> _WHAT THE EXERCISE ASKS_: Can you copy out the data exactly? Leave the images out.

> _RAW DATA_:
+ + + + + + +
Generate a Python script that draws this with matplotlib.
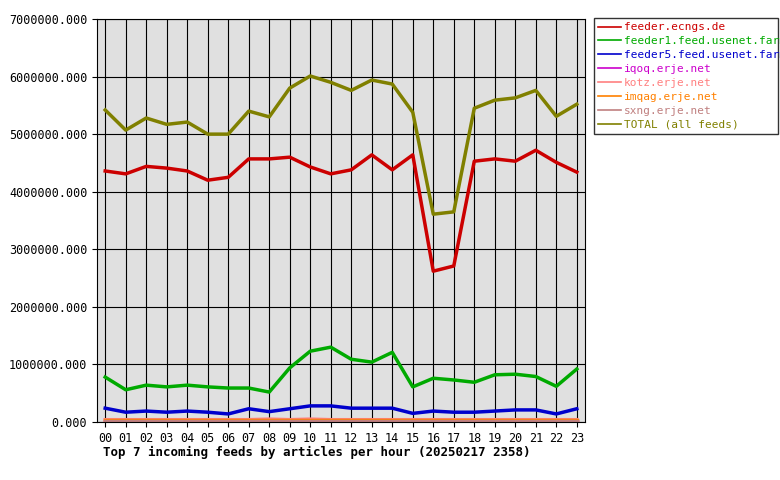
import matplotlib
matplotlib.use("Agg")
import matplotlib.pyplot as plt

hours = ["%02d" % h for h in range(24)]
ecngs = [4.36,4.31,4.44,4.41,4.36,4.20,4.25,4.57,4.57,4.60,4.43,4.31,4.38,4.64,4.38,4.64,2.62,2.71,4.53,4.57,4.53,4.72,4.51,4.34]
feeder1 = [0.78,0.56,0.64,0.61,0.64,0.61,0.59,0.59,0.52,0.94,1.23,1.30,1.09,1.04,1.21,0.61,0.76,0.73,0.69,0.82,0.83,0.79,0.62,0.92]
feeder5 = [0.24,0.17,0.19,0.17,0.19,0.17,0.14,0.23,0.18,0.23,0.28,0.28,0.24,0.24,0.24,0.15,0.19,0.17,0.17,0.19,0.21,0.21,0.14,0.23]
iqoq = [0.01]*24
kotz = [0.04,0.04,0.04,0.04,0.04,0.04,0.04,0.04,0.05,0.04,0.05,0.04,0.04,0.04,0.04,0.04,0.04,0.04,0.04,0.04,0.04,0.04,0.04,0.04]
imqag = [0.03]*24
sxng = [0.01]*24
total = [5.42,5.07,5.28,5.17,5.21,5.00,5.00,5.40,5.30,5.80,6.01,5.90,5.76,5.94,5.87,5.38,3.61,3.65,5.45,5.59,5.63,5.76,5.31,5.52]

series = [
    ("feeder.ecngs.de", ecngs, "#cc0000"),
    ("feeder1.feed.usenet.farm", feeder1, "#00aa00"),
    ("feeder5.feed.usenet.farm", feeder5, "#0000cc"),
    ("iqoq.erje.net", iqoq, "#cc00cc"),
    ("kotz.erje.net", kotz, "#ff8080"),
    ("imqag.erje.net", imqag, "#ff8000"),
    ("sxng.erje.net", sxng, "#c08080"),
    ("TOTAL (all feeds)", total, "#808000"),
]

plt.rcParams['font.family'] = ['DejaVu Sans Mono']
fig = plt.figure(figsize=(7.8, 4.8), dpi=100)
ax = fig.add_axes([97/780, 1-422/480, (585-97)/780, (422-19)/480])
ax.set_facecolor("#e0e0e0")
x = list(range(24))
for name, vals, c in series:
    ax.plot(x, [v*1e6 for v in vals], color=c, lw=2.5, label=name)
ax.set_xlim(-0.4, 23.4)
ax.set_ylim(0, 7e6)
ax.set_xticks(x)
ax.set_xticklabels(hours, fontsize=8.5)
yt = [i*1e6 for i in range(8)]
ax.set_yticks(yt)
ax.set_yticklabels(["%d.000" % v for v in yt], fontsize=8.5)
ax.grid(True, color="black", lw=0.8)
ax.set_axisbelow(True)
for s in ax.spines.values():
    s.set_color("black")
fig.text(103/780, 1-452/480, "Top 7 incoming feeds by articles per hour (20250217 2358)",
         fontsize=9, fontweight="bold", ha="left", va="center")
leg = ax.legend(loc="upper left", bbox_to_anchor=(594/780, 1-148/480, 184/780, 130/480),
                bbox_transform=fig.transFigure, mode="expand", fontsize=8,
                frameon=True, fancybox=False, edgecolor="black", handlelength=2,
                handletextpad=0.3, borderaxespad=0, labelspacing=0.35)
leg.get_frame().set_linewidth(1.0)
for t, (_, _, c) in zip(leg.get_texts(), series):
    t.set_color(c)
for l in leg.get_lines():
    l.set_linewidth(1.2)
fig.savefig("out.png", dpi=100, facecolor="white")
+ + + + + + +
> _EXPECTED ANSWER_:
Generate a Python script that draws this with matplotlib.
import matplotlib
matplotlib.use("Agg")
import matplotlib.pyplot as plt

hours = ["%02d" % h for h in range(24)]
ecngs = [4.36,4.31,4.44,4.41,4.36,4.20,4.25,4.57,4.57,4.60,4.43,4.31,4.38,4.64,4.38,4.64,2.62,2.71,4.53,4.57,4.53,4.72,4.51,4.34]
feeder1 = [0.78,0.56,0.64,0.61,0.64,0.61,0.59,0.59,0.52,0.94,1.23,1.30,1.09,1.04,1.21,0.61,0.76,0.73,0.69,0.82,0.83,0.79,0.62,0.92]
feeder5 = [0.24,0.17,0.19,0.17,0.19,0.17,0.14,0.23,0.18,0.23,0.28,0.28,0.24,0.24,0.24,0.15,0.19,0.17,0.17,0.19,0.21,0.21,0.14,0.23]
iqoq = [0.01]*24
kotz = [0.04,0.04,0.04,0.04,0.04,0.04,0.04,0.04,0.05,0.04,0.05,0.04,0.04,0.04,0.04,0.04,0.04,0.04,0.04,0.04,0.04,0.04,0.04,0.04]
imqag = [0.03]*24
sxng = [0.01]*24
total = [5.42,5.07,5.28,5.17,5.21,5.00,5.00,5.40,5.30,5.80,6.01,5.90,5.76,5.94,5.87,5.38,3.61,3.65,5.45,5.59,5.63,5.76,5.31,5.52]

series = [
    ("feeder.ecngs.de", ecngs, "#cc0000"),
    ("feeder1.feed.usenet.farm", feeder1, "#00aa00"),
    ("feeder5.feed.usenet.farm", feeder5, "#0000cc"),
    ("iqoq.erje.net", iqoq, "#cc00cc"),
    ("kotz.erje.net", kotz, "#ff8080"),
    ("imqag.erje.net", imqag, "#ff8000"),
    ("sxng.erje.net", sxng, "#c08080"),
    ("TOTAL (all feeds)", total, "#808000"),
]

plt.rcParams['font.family'] = ['DejaVu Sans Mono']
fig = plt.figure(figsize=(7.8, 4.8), dpi=100)
ax = fig.add_axes([97/780, 1-422/480, (585-97)/780, (422-19)/480])
ax.set_facecolor("#e0e0e0")
x = list(range(24))
for name, vals, c in series:
    ax.plot(x, [v*1e6 for v in vals], color=c, lw=2.5, label=name)
ax.set_xlim(-0.4, 23.4)
ax.set_ylim(0, 7e6)
ax.set_xticks(x)
ax.set_xticklabels(hours, fontsize=8.5)
yt = [i*1e6 for i in range(8)]
ax.set_yticks(yt)
ax.set_yticklabels(["%d.000" % v for v in yt], fontsize=8.5)
ax.grid(True, color="black", lw=0.8)
ax.set_axisbelow(True)
for s in ax.spines.values():
    s.set_color("black")
fig.text(103/780, 1-452/480, "Top 7 incoming feeds by articles per hour (20250217 2358)",
         fontsize=9, fontweight="bold", ha="left", va="center")
leg = ax.legend(loc="upper left", bbox_to_anchor=(594/780, 1-148/480, 184/780, 130/480),
                bbox_transform=fig.transFigure, mode="expand", fontsize=8,
                frameon=True, fancybox=False, edgecolor="black", handlelength=2,
                handletextpad=0.3, borderaxespad=0, labelspacing=0.35)
leg.get_frame().set_linewidth(1.0)
for t, (_, _, c) in zip(leg.get_texts(), series):
    t.set_color(c)
for l in leg.get_lines():
    l.set_linewidth(1.2)
fig.savefig("out.png", dpi=100, facecolor="white")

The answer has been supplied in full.